Этот ли или другой мужик, уже с именем Семен, был описан в книге Льва Львовича «В голодные года» и стал героем его рассказа «Вечер во время голода». Семен пытался перерезать себе горло в тифозном бреду. «Конечно, он сделал это не от одной только горячки. Кроме того, что он был сам болен, что жена только что встала от тифа, что ему есть было нечего, – ему всюду отказывали в помощи.

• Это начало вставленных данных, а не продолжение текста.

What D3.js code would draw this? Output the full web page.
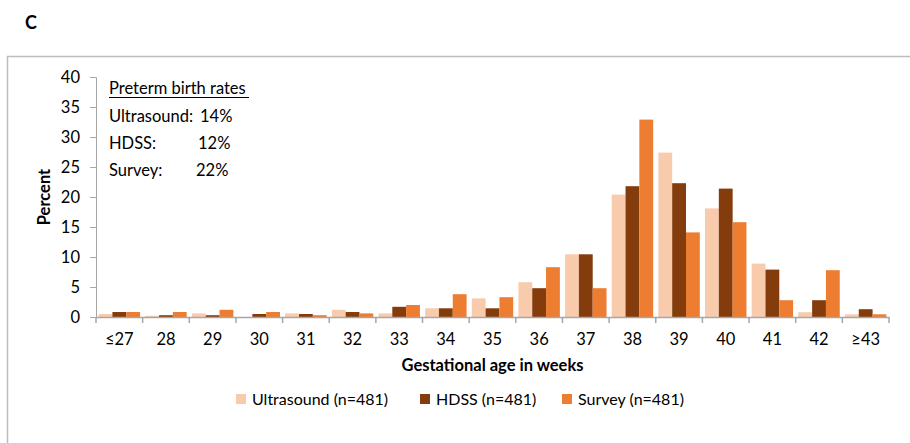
<!DOCTYPE html>
<html>
<head>
<meta charset="utf-8">
<script src="https://cdn.jsdelivr.net/npm/d3@7"></script>
<style>
  body { margin: 0; background: #fff; }
  text { font-family: Lato, "Open Sans", sans-serif; fill: #000; }
</style>
</head>
<body>
<div id="chart-area"></div>
<script>
// data
var weeks = ["≤27", "28", "29", "30", "31", "32", "33", "34", "35", "36", "37", "38", "39", "40", "41", "42", "≥43"];
var ultrasound = [0.5, 0.2, 0.6, 0, 0.6, 1.2, 0.6, 1.45, 3.1, 5.8, 10.45, 20.4, 27.4, 18.1, 8.9, 0.8, 0.45];
var hdss       = [0.83, 0.3, 0.3, 0.5, 0.5, 0.83, 1.7, 1.45, 1.45, 4.8, 10.45, 21.8, 22.3, 21.4, 7.9, 2.8, 1.3];
var survey     = [0.83, 0.83, 1.2, 0.83, 0.3, 0.6, 2.0, 3.8, 3.3, 8.3, 4.8, 32.9, 14.1, 15.8, 2.8, 7.8, 0.45];
var seriesNames = ["Ultrasound (n=481)", "HDSS (n=481)", "Survey (n=481)"];
var colors = ["#f8cbad", "#843c0c", "#ed7d31"];
var yTicks = [0, 5, 10, 15, 20, 25, 30, 35, 40];
var notes = [["Ultrasound:", "14%"], ["HDSS:", "12%"], ["Survey:", "22%"]];

var W = 910, H = 443;
var margin = {top: 77, left: 96, right: 21, bottom: 126};
var width = W - margin.left - margin.right;
var height = H - margin.top - margin.bottom;

var svg = d3.select("#chart-area").append("svg")
  .attr("width", W)
  .attr("height", H)

// panel letter
svg.append("text")
  .attr("x", 25).attr("y", 29)
  .attr("font-size", "18px").attr("font-weight", "bold")
  .text("C")

// frame
svg.append("rect")
  .attr("x", 7.5).attr("y", 56.5)
  .attr("width", 920).attr("height", 420)
  .attr("fill", "none").attr("stroke", "#bdbdbd").attr("stroke-width", 1.5)

var g = svg.append("g")
  .attr("transform", "translate(" + margin.left + ", " + margin.top + ")")

var x = d3.scaleBand()
  .domain(weeks)
  .range([0, width])
  .paddingInner(0)
  .paddingOuter(0)

var xs = d3.scaleBand()
  .domain(d3.range(3))
  .range([2.6, x.bandwidth() - 2.6])

var y = d3.scaleLinear()
  .domain([0, 40])
  .range([height, 0])

// axes
var yAxisCall = d3.axisLeft(y).tickValues(yTicks).tickSize(6).tickPadding(10)
var yAx = g.append("g").attr("class", "y axis").call(yAxisCall)
yAx.select(".domain").attr("stroke", "#a6a6a6")
yAx.selectAll(".tick line").attr("stroke", "#a6a6a6")
yAx.selectAll(".tick text").attr("font-size", "16.5px").attr("font-family", "Lato, sans-serif")

var rows = weeks.map((w, i) => ({week: w, vals: [ultrasound[i], hdss[i], survey[i]]}))

var groups = g.selectAll("g.grp").data(rows).enter().append("g")
  .attr("class", "grp")
  .attr("transform", d => "translate(" + x(d.week) + ",0)")

groups.selectAll("rect").data(d => d.vals).enter().append("rect")
  .attr("x", (d, i) => xs(i))
  .attr("width", xs.bandwidth())
  .attr("y", d => y(d))
  .attr("height", d => height - y(d))
  .attr("fill", (d, i) => colors[i])

var xAxisCall = d3.axisBottom(x).tickSize(0).tickPadding(16)
var xAx = g.append("g").attr("class", "x axis")
  .attr("transform", "translate(0, " + height + ")")
  .call(xAxisCall)
xAx.select(".domain").attr("stroke", "#a6a6a6").attr("stroke-width", 1.5)
xAx.selectAll(".tick text").attr("font-size", "16.5px").attr("font-family", "Lato, sans-serif")

// category boundary ticks
g.selectAll("line.bt").data(weeks.concat([null])).enter().append("line")
  .attr("class", "bt")
  .attr("x1", (d, i) => i * x.bandwidth())
  .attr("x2", (d, i) => i * x.bandwidth())
  .attr("y1", height).attr("y2", height + 6)
  .attr("stroke", "#a6a6a6").attr("stroke-width", 1.5)

// axis labels
g.append("text")
  .attr("x", width / 2 + 0).attr("y", height + 54)
  .attr("font-size", "16.5px").attr("font-weight", "bold")
  .attr("text-anchor", "middle")
  .text("Gestational age in weeks")

g.append("text")
  .attr("x", -(height / 2)).attr("y", -46)
  .attr("font-size", "16.5px").attr("font-weight", "bold")
  .attr("text-anchor", "middle")
  .attr("transform", "rotate(-90)")
  .text("Percent")

// annotation box
var ann = svg.append("g").attr("transform", "translate(109, 0)")
ann.append("text").attr("x", 0).attr("y", 94)
  .attr("font-size", "16.5px")
  .text("Preterm birth rates")
ann.append("line").attr("x1", 0).attr("x2", 140).attr("y1", 97.5).attr("y2", 97.5)
  .attr("stroke", "#000").attr("stroke-width", 1)
ann.selectAll("text.lab").data(notes).enter().append("text")
  .attr("class", "lab")
  .attr("x", 0).attr("y", (d, i) => 121.5 + i * 27.3)
  .attr("font-size", "16.5px")
  .text(d => d[0])
ann.selectAll("text.pct").data(notes).enter().append("text")
  .attr("class", "pct")
  .attr("x", (d, i) => [91, 89, 87][i]).attr("y", (d, i) => 121.5 + i * 27.3)
  .attr("font-size", "16.5px")
  .text(d => d[1])

// legend
var legX = [236, 420, 562];
var leg = svg.selectAll("g.leg").data(seriesNames).enter().append("g")
  .attr("class", "leg")
  .attr("transform", (d, i) => "translate(" + legX[i] + ", 394)")
leg.append("rect").attr("width", 10).attr("height", 10).attr("fill", (d, i) => colors[i])
leg.append("text").attr("x", 16).attr("y", 10.5)
  .attr("font-size", "16px")
  .text(d => d)
</script>
</body>
</html>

Земство отказывало ему как “странному” (пришлому – П. Б.), Красный Крест отказал за неимением денег… Не удивительно поэтому, что он даже и не в бреду думал и желал покончить с собой».
Вот жилище Семена: «Мазанка его – это логовище зверя скорее, чем человеческое жилище. Хуже логовища, потому что грязнее, зловоннее, нездоровее. Но, говорят, что человек – это животное, которое ко всему привыкает. Не думаю, однако, чтобы я, например, мог прожить в Семеновой мазанке дольше недели».